What conclusions can be drawn by comparing the creep theory with my later experience? First, some individuals who are unquestionably creeps asfar as the surface traits are concerned simply may not be led to the deeper values I described. They may not have the talent to get anything positive out of their involuntary situation ; or their aspirations may be so conformist that they do not see their involuntary situation as a positive opportunity. Many creeps are female, but all the evidence indicates that they have the same values I have attributed to other females--values which are hard to reconcile with the deeper creep values.
As for the positive creep values, I may have had them even before I began to care about whether females accepted me. For me, these values may have been the cause, not the effect, of surface creepiness. They are closely related to the values that underlie my activities. It is not necessary to appear strangely dressed, childish, unassertive, awkward, and lacking in confidence in order to achieve the positive creep values. (I probably emphasized surface creep traits during my youth in order to dissociate myself from conformist opinion at a time when I hadn't yet had the chance to make a full substantive critique of it.) Even sex, in and of itself, might not be incompatible with the creep inner life; what makes it incompatible is the female personality and female social values, which in real life cannot be separated from sex and are the predominant aspect of it.
Having cast off the surface traits of the creep, I can now see that whether I make a favorable impression on females really depends on whether I conceal my occupation. Celibacy is an effect of my occupation; it does not have the role of a primary cause that the creep theory attributed. to it. However, it does have consequences of its own. In the context of the entire situation I have described, it constitutes an absolute dividing line between myself and humanity. It does seem to be closely related to the deeper creep values, especially the one of living in a child's world.

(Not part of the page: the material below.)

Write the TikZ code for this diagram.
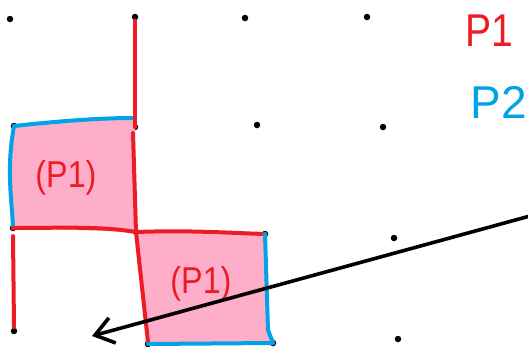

As for the sexual neutralization advocated in the creep theory, to find a procedure which actually achieves the stated objective without having all sorts of unacceptable side effects would be an enormous undertaking. It is not feasible as a minor operation developed for a single person. Further, as the human species comes to have vast technological capabilities, many special interest groups will want to tinker with human social biology, each in a different way, for political reasons. I am no longer interested in petty tinkering with human biology. As I make it clear in other writings, I am in favor of building entities which are actially superior to humans, and which avoid the whole fabric of human biosocial defects, not just one or two of them.”
- Henry Flynt
Blueprint for a Higher Civilization is exceedingly rare, with the few copies available on ABE being offered for between two and five hundred dollars. The term, "involuntary celibacy", was actually first used in print almost three hundred years ago, in Antoine Banier’s 1739 The Mythology and Fables of the Ancients, Explain'd from History, Volume 3.